* [Exercise]: Look through the listing below for the line containing "Convert this chart to Altair code.". Copy it and each line after it up to and including the line containing "import pandas as pd", exactly, leaving out pictures.

______

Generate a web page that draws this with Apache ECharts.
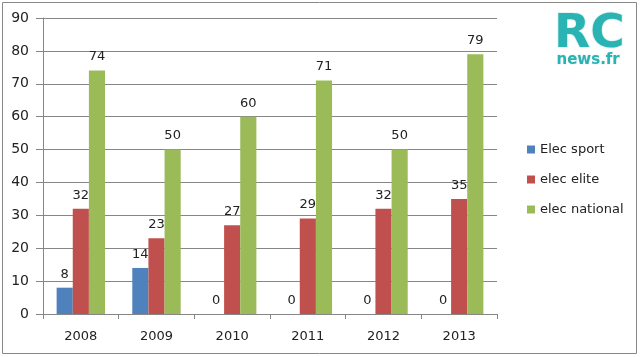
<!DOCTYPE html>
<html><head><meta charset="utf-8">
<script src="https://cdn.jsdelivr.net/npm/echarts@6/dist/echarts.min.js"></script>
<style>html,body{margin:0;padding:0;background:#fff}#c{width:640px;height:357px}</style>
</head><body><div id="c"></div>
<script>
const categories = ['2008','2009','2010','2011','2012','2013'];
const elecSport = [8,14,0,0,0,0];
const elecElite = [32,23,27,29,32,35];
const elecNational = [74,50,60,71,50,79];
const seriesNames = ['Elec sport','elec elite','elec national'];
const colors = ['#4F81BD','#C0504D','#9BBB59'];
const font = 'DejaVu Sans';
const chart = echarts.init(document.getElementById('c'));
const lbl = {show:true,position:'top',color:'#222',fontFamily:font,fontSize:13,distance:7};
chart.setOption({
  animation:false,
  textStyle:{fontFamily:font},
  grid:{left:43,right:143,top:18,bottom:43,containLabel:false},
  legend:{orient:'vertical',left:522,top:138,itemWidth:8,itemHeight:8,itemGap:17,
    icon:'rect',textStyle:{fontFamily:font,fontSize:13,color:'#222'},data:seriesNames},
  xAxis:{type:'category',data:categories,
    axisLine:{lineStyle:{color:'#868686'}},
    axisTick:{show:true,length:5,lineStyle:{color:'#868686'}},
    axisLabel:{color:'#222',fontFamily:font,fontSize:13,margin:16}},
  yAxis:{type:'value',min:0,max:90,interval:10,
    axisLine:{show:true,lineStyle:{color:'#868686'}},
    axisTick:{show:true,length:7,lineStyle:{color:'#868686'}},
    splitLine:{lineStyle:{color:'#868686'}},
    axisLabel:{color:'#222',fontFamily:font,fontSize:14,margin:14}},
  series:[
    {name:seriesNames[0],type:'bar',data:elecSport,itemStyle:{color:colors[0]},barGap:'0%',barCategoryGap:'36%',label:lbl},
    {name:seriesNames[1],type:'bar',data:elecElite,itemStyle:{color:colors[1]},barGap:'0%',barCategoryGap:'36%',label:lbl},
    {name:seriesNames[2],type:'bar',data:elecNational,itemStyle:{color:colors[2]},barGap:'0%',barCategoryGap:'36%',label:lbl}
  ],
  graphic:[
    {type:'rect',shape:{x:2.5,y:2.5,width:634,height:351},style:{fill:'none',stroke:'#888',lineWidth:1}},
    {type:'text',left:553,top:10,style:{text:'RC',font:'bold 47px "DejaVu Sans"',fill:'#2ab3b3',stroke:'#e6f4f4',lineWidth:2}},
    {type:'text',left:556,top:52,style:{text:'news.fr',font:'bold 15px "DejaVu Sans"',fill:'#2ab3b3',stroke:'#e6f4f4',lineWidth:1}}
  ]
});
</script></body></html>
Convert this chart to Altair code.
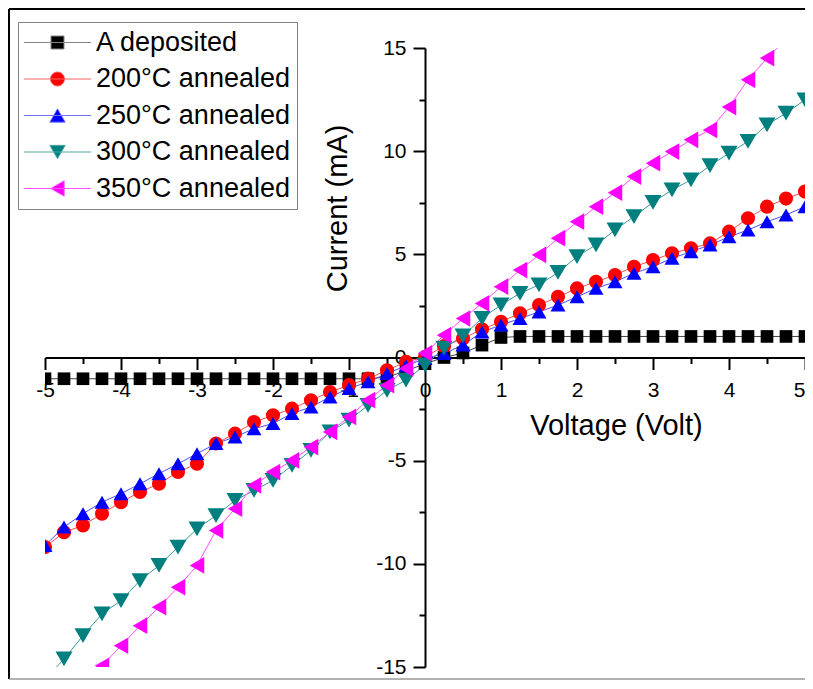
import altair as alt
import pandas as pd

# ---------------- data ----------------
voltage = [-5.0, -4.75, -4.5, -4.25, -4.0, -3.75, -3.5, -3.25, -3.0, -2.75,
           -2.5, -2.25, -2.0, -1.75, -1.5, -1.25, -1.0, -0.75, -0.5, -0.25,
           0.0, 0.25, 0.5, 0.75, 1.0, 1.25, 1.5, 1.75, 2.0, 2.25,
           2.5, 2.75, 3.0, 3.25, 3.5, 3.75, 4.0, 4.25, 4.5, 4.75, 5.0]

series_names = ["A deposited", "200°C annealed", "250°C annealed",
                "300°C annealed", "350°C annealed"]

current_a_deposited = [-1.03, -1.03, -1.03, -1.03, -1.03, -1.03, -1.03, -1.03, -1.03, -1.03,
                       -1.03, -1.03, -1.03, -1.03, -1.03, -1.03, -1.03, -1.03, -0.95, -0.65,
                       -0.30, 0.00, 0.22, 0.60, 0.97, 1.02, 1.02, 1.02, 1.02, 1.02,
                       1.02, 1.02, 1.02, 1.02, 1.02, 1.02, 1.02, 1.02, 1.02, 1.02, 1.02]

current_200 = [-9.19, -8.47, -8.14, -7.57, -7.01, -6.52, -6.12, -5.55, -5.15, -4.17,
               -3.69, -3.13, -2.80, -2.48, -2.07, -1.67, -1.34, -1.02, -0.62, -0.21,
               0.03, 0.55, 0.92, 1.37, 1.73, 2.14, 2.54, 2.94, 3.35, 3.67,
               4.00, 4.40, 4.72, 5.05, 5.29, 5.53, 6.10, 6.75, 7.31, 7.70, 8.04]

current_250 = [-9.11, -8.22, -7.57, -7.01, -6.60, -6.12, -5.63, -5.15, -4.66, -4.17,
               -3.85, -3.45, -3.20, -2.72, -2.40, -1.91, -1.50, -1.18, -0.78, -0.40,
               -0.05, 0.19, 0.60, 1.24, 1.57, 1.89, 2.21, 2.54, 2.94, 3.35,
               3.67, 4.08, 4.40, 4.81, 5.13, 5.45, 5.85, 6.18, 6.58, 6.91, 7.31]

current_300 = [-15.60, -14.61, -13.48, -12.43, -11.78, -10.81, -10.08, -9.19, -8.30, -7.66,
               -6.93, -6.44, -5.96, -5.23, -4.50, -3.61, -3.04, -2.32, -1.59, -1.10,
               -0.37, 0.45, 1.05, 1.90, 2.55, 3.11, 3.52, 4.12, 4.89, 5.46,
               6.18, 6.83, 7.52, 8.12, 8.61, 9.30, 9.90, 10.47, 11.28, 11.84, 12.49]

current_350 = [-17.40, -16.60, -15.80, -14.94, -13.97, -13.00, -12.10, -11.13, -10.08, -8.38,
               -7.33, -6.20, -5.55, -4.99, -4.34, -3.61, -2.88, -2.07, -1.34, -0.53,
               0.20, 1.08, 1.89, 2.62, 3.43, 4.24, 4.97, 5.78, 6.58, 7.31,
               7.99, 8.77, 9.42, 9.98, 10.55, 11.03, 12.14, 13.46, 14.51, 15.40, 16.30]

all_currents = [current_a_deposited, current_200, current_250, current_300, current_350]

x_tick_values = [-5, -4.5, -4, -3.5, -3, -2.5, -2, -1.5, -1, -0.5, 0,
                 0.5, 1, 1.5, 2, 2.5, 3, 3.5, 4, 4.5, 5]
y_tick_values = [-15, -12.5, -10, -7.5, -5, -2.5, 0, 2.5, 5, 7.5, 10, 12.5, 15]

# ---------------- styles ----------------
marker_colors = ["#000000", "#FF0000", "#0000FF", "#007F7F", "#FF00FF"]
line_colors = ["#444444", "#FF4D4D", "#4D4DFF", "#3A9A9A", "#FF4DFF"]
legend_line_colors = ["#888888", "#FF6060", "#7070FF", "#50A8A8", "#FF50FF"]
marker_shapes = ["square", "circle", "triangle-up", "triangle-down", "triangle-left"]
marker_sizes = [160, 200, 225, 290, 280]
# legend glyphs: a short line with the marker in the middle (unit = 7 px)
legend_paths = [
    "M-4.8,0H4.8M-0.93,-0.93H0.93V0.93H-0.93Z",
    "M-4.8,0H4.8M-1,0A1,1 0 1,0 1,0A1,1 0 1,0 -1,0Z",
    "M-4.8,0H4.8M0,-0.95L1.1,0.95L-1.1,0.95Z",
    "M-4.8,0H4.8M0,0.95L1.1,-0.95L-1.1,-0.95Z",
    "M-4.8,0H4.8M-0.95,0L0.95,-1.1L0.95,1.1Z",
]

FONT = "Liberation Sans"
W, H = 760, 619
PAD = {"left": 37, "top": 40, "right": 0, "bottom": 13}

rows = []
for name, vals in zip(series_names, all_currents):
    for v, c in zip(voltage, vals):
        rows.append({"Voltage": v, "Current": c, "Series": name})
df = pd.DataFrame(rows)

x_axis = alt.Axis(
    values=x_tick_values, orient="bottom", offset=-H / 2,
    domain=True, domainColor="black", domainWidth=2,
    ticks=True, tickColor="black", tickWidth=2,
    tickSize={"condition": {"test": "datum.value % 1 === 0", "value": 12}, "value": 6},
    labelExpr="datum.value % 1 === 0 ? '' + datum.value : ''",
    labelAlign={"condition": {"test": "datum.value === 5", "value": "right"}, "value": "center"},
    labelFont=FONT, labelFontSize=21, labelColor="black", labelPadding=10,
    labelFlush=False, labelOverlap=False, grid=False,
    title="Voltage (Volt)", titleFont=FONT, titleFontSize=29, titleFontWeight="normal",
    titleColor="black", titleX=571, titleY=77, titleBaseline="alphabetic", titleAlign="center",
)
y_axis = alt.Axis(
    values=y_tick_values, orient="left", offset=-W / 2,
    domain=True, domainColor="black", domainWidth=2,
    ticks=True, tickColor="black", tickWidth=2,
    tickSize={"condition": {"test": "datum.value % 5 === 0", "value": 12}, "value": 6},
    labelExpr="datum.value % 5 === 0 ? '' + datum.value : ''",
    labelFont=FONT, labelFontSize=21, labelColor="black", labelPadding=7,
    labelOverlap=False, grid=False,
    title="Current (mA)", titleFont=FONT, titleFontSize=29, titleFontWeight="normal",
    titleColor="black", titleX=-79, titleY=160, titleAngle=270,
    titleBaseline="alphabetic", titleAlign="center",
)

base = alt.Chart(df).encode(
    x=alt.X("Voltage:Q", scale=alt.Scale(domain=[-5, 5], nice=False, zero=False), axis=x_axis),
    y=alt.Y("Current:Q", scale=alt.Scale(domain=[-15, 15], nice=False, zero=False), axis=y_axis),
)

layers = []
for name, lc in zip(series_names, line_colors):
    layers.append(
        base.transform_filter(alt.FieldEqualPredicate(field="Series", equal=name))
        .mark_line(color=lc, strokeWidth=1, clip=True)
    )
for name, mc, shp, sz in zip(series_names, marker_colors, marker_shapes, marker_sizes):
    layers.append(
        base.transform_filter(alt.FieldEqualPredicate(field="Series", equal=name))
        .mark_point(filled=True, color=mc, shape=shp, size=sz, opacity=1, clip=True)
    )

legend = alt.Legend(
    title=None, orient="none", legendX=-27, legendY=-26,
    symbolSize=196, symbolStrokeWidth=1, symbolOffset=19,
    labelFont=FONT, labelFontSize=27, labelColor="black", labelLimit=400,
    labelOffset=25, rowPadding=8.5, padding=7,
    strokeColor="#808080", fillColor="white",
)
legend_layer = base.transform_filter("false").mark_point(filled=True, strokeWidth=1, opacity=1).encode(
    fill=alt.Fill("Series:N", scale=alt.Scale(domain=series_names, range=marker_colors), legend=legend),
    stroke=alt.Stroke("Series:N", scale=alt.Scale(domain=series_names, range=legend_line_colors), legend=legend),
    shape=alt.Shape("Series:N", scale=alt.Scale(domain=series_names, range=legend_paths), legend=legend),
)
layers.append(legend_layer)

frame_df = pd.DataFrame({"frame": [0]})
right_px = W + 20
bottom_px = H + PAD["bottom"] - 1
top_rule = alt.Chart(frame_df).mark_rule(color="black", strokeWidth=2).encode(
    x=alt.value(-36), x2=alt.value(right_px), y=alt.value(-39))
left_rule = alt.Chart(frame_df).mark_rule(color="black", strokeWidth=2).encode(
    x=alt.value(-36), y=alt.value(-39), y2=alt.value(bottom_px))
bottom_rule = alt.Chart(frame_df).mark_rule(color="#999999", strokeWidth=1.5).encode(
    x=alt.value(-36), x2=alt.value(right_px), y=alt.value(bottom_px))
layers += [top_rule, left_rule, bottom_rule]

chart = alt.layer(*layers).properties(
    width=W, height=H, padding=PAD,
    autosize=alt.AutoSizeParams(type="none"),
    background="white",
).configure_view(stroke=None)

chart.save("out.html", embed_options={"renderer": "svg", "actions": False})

______

* [The answer]:
Convert this chart to Altair code.
import altair as alt
import pandas as pd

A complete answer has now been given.